2. Tijd 2.1 De school heeft voldoende tijd gepland voor schrijfonderwijs. Algemene toelichting: Om de kerndoelen te kunnen realiseren en om bevredigende resultaten te bereiken, plant de school voldoende tijd voor schrijven. Dit betekent dat er in de leerjaren 1, 2 en 3 minstens een keer per week een schrijfactiviteit (in de zin van ‘stellen’) is gepland of dat er gelegenheid geboden wordt tot schrijven. In de leerjaren 4 tot en met 8 staat er minimaal twee keer per maand een instructieles op het programma, specifiek gericht op schrijfdoelen. Daarbij krijgen de leerlingen voldoende tijd om de schrijftaken op een goede manier (plannen, schrijven, reviseren, eventueel presenteren en reflecteren) te kunnen voltooien. Hoeveel tijd ‘voldoende’ is, hangt sterk af van de leerling en de leerlingenpopulatie als geheel, en is daarom niet in uren en minuten uit te drukken. In leerjaar 3 ligt de nadruk van het taalonderwijs veelal op (technisch) lezen en handschrift. De schrijfontwikkeling mag echter niet onderbroken worden. Ook in leerjaar 3 behoort er dus gelegenheid te zijn om het schrijven van (korte) teksten te oefenen, ook als methoden hierin niet voorzien.
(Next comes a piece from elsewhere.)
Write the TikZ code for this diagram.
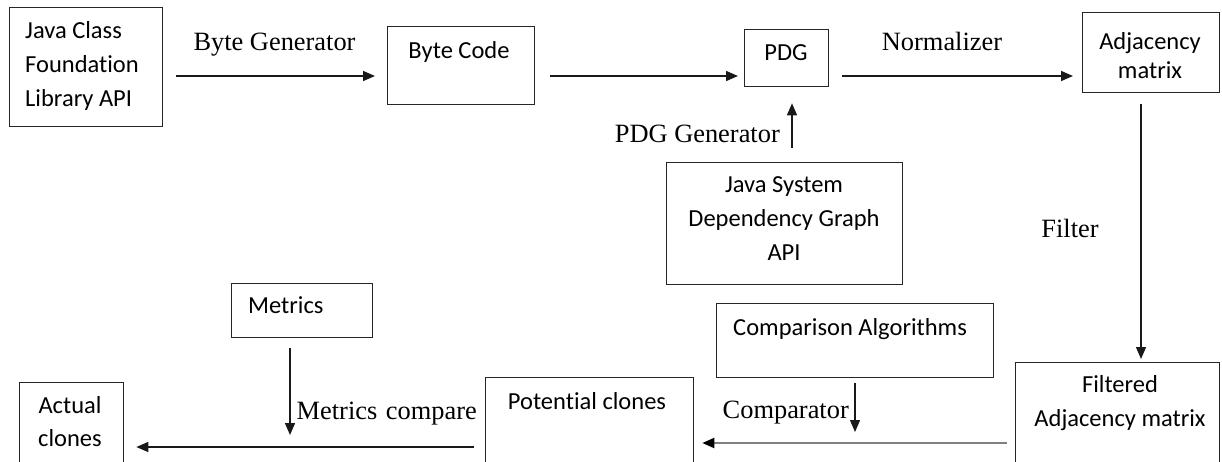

3. Didactiek 3.1 De leraren plaatsen de schrijfopdracht in een betekenisvolle context. Algemene toelichting: De leraren plaatsen de schrijfopdracht in een voor de leerlingen betekenisvolle context. Daarmee versterken de leraren de motivatie van de leerlingen. Het schrijven krijgt meer betekenis als de schrijfonderwerpen aansluiten bij de ervaringswereld en/of de belangstelling van de leerlingen of de belangstelling van de leerlingen opwekken. Invullesjes en het oefenen van losse zinnen zijn in de regel weinig betekenisvol. Betekenisvol schrijfonderwijs bevat dan ook vrijwel altijd de opdracht tot het schrijven van een (volledige) tekst.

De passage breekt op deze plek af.